On the paid side, these are negative keywords you must exclude from every campaign — otherwise you're paying for clicks from job seekers and cosmetology students.
On the organic side, the lesson is: don't create content targeting these terms thinking it will somehow funnel into appointments. A blog post about "how to do balayage at home" attracts the exact person who will never book with you. A page about "beauty school requirements" brings students, not clients. Every piece of content on your site should serve one of two purposes: rank for a booking-intent term, or rank for a research-intent term that leads to booking. "Products," "DIY," and "salary" content does neither.
Why Pricing Visibility Wins the Click (Even When You Hate Publishing Prices)
Salon and spa clients are cash-pay. There's no insurance company setting reimbursement rates, no third-party payer obscuring the cost. Your client pays out of pocket, and they want to know what it costs before they book. Google knows this — which is why pages with pricing information tend to outperform pages without it for commercial-intent salon searches.
You don't need to publish your exact price for every service variation.
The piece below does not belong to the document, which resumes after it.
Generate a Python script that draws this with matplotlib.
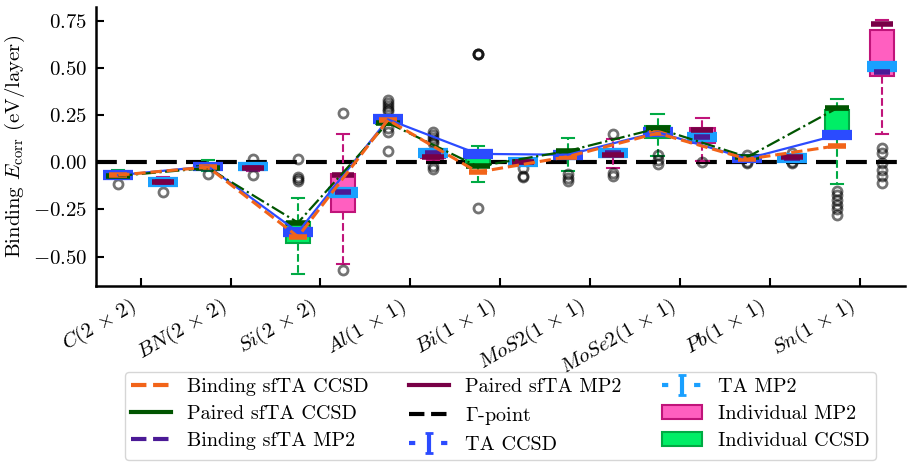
import numpy as np
import matplotlib
matplotlib.use('Agg')
import matplotlib.pyplot as plt
from matplotlib.lines import Line2D
from matplotlib.patches import Patch

plt.rcParams['font.family'] = 'serif'
plt.rcParams['font.serif'] = ['cmr10']
plt.rcParams['mathtext.fontset'] = 'cm'
plt.rcParams['axes.formatter.use_mathtext'] = True

systems = [r'$C(2\,\times\,2)$', r'$BN(2\,\times\,2)$', r'$Si(2\,\times\,2)$', r'$Al(1\,\times\,1)$',
           r'$Bi(1\,\times\,1)$', r'$MoS2(1\,\times\,1)$', r'$MoSe2(1\,\times\,1)$',
           r'$Pb(1\,\times\,1)$', r'$Sn(1\,\times\,1)$']

# sfTA / TA results (eV/layer)
binding_ccsd = [-0.068, -0.025, -0.395, 0.225, -0.052, 0.03, 0.155, 0.017, 0.088]
paired_ccsd = [-0.072, -0.03, -0.32, 0.21, -0.022, 0.06, 0.18, 0.028, 0.288]
ta_ccsd = [-0.068, -0.022, -0.37, 0.228, 0.045, 0.04, 0.16, 0.02, 0.145]
ta_ccsd_err = [0.01, 0.01, 0.012, 0.01, 0.01, 0.01, 0.01, 0.01, 0.012]
binding_mp2 = [-0.105, -0.03, -0.16, 0.05, 0.0, 0.05, 0.133, 0.025, 0.48]
paired_mp2 = [-0.105, -0.028, -0.065, 0.03, 0.0, 0.04, 0.17, 0.03, 0.735]
ta_mp2 = [-0.105, -0.022, -0.16, 0.05, 0.002, 0.05, 0.135, 0.025, 0.51]
ta_mp2_err = [0.01, 0.01, 0.012, 0.01, 0.01, 0.01, 0.01, 0.01, 0.012]

# individual twist angles, box statistics
ccsd_q1 = [-0.075, -0.035, -0.43, 0.205, -0.015, 0.017, 0.13, 0.01, 0.13]
ccsd_q3 = [-0.06, -0.015, -0.318, 0.225, 0.055, 0.06, 0.195, 0.03, 0.278]
ccsd_lo = [-0.085, -0.045, -0.59, 0.2, -0.105, -0.045, 0.035, 0.005, -0.115]
ccsd_hi = [-0.04, 0.01, -0.19, 0.235, 0.088, 0.13, 0.255, 0.035, 0.335]
ccsd_fliers = [[-0.115], [-0.06], [0.02, -0.08, -0.09, -0.1],
               [0.33, 0.315, 0.3, 0.285, 0.27, 0.18, 0.16, 0.06],
               [0.575, 0.575, 0.575, -0.245], [-0.06, -0.085, -0.1],
               [0.04, 0.015, -0.01], [0.04, 0.0, -0.005],
               [-0.15, -0.175, -0.2, -0.225, -0.25, -0.28]]
mp2_q1 = [-0.115, -0.04, -0.265, 0.025, -0.005, 0.03, 0.10, 0.02, 0.46]
mp2_q3 = [-0.095, -0.015, -0.063, 0.055, 0.005, 0.07, 0.18, 0.035, 0.70]
mp2_lo = [-0.12, -0.045, -0.54, 0.015, -0.01, -0.03, 0.008, 0.015, 0.15]
mp2_hi = [-0.078, -0.01, 0.15, 0.07, 0.01, 0.125, 0.235, 0.04, 0.757]
mp2_fliers = [[-0.155], [0.02, -0.065], [0.26, -0.572],
              [0.16, 0.145, 0.13, 0.115, 0.1, -0.02, -0.035],
              [-0.03, -0.075, -0.08], [0.15, -0.055, -0.075],
              [0.0], [0.05, 0.0, -0.005],
              [0.075, 0.05, -0.005, -0.04, -0.075, -0.11]]

c_orange = '#f26419'
c_dgreen = '#005500'
c_purple = '#4b1a96'
c_maroon = '#780046'
c_blue = '#2b4bff'
c_lblue = '#1aa0ff'
c_pink = '#ff5fc0'
c_pink_edge = '#c0147a'
c_green = '#00ee66'
c_green_edge = '#00aa44'


def box_stats(q1, q3, lo, hi, fl):
    return [dict(med=a, q1=a, q3=b, whislo=c, whishi=d, fliers=f)
            for a, b, c, d, f in zip(q1, q3, lo, hi, fl)]


fig = plt.figure(figsize=(9.12, 4.66), dpi=100)
ax = fig.add_axes([0.105, 0.386, 0.887, 0.598])

x = np.arange(len(systems))
xc = x - 0.25
xm = x + 0.25

ax.axhline(0, color='k', ls=(0, (5, 2.2)), lw=3, zorder=1)

flier = dict(marker='o', mfc='none', mec='k', alpha=0.55, ms=6.5, mew=2)
for stats, pos, fc, ec in [(box_stats(ccsd_q1, ccsd_q3, ccsd_lo, ccsd_hi, ccsd_fliers), xc, c_green, c_green_edge),
                           (box_stats(mp2_q1, mp2_q3, mp2_lo, mp2_hi, mp2_fliers), xm, c_pink, c_pink_edge)]:
    ax.bxp(stats, positions=pos, widths=0.27, patch_artist=True, manage_ticks=False,
           boxprops=dict(facecolor=fc, edgecolor=ec, lw=1.5),
           whiskerprops=dict(color=ec, ls='--', lw=1.5),
           capprops=dict(color=ec, lw=1.5),
           medianprops=dict(visible=False),
           flierprops=flier, zorder=2)

eb = dict(fmt='_', ls='none', elinewidth=2, capsize=10.5, capthick=2.5, mew=4.5, ms=18, zorder=3)
ax.errorbar(xc, ta_ccsd, yerr=ta_ccsd_err, color=c_blue, ecolor=c_blue, **eb)
ax.errorbar(xm, ta_mp2, yerr=ta_mp2_err, color=c_lblue, ecolor=c_lblue, **eb)
ax.plot(xc, paired_ccsd, '_', color=c_dgreen, ms=17, mew=4, zorder=3.5)
ax.plot(xc, binding_ccsd, '_', color=c_orange, ms=13, mew=4, zorder=4)
ax.plot(xm, binding_mp2, '_', color=c_purple, ms=12, mew=4, zorder=3.5)
ax.plot(xm, paired_mp2, '_', color=c_maroon, ms=16, mew=4, zorder=4)

ax.plot(xc, ta_ccsd, '-', color=c_blue, lw=1.6, zorder=5)
ax.plot(xc, paired_ccsd, '-.', color=c_dgreen, lw=1.6, zorder=5)
ax.plot(xc, binding_ccsd, '--', color=c_orange, lw=2.2, zorder=5)

# legend handles
ta_kw = dict(ls=(0, (1.5, 6.2)), lw=3, elinewidth=3, capsize=3, capthick=2)
h_ta_ccsd = ax.errorbar([np.nan], [np.nan], yerr=[np.nan], color=c_blue, **ta_kw)
h_ta_mp2 = ax.errorbar([np.nan], [np.nan], yerr=[np.nan], color=c_lblue, **ta_kw)
handles = [
    Line2D([], [], color=c_orange, ls='--', lw=3),
    Line2D([], [], color=c_dgreen, ls='-', lw=3),
    Line2D([], [], color=c_purple, ls='--', lw=3),
    Line2D([], [], color=c_maroon, ls='-', lw=3),
    Line2D([], [], color='k', ls='--', lw=3),
    h_ta_ccsd,
    h_ta_mp2,
    Patch(facecolor=c_pink, edgecolor=c_pink_edge, lw=1.5),
    Patch(facecolor=c_green, edgecolor=c_green_edge, lw=1.5),
]
labels = ['Binding sfTA CCSD', 'Paired sfTA CCSD', 'Binding sfTA MP2',
          'Paired sfTA MP2', r'$\Gamma$-point', 'TA CCSD',
          'TA MP2', 'Individual MP2', 'Individual CCSD']
ax.legend(handles, labels, ncol=3, loc='upper center', bbox_to_anchor=(0.5, -0.272),
          fontsize=14.5, labelspacing=0.45, borderpad=0.3, handletextpad=0.8,
          columnspacing=2.0)

ax.set_xlim(-0.5, 8.5)
ax.set_ylim(-0.657, 0.822)
ax.set_xticks(x)
ax.set_xticklabels(systems, rotation=30, ha='right')
ax.set_yticks([-0.5, -0.25, 0.0, 0.25, 0.5, 0.75])
ax.set_ylabel(r'Binding $E_{\mathrm{corr}}$ (eV/layer)', fontsize=15)
ax.tick_params(direction='in', length=6, width=1.5, labelsize=15, pad=6)
for side in ['top', 'right']:
    ax.spines[side].set_visible(False)
for side in ['left', 'bottom']:
    ax.spines[side].set_linewidth(1.8)

fig.savefig('out.png', dpi=100)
But a page targeting "spa packages" that includes "$150–$250 depending on duration" will outrank and outconvert a page that says "call for pricing." The searcher who sees "call for pricing" doesn't call — they click back and find the salon that answered the question.
This is especially true for "spa packages" and "balayage near me," where price variance is high and the client wants to self-qualify before committing.
After-Hours Search Volume Is Your Biggest Organic Opportunity
Your clients search after you close. The impulse to book a haircut appointment hits during the evening scroll, not during business hours. This means your organic pages need to convert without human intervention — online booking embedded directly in service pages, not hidden behind a "Contact Us" form.
If your balayage page ranks #1 but the only conversion path is a phone number you don't answer after 6pm, you've done the hard work of ranking and thrown away the result. Every service page that targets a booking-intent keyword needs a scheduling tool that works at 10pm on a Tuesday.
The Service Pages Worth Building (In Priority Order)
Based on actual search behavior in this vertical, here's where to focus your page-building effort:
1. Hair salon + your city (local-pack optimization, not just a page)
2. Balayage (dedicated service page — this term has exploded in search volume)
3. Facial near me (dedicated page per facial type if you offer multiple)
4. Nail salon (if applicable — own page, own GBP category)
5. Spa packages (with pricing, inclusions, and duration)
6. Haircut appointment (booking-focused, minimal content, maximum conversion)
Each page should target one primary keyword, include that keyword in the URL slug, and link to your booking system. Internal linking between these pages builds topical authority — your balayage page links to your color correction page, your facial page links to your spa packages page.
What Ranking Actually Produces for a Salon
Every organic ranking for a booking-intent term like "balayage near me" or "haircut appointment" represents a potential appointment that costs you nothing in ad spend — recurring, compounding, and directly tied to chair utilization. Unlike paid search, where you pay per click regardless of whether the searcher books, organic rankings continue producing appointments month after month without incremental cost.
For a vertical where the average ticket might be a haircut or a spa package, volume matters. You need consistent flow, not occasional windfalls. That's exactly what organic rankings for high-frequency terms like "hair salon near me" and "nail salon near me" deliver — steady, local, ready-to-book traffic from people who already decided they want the service.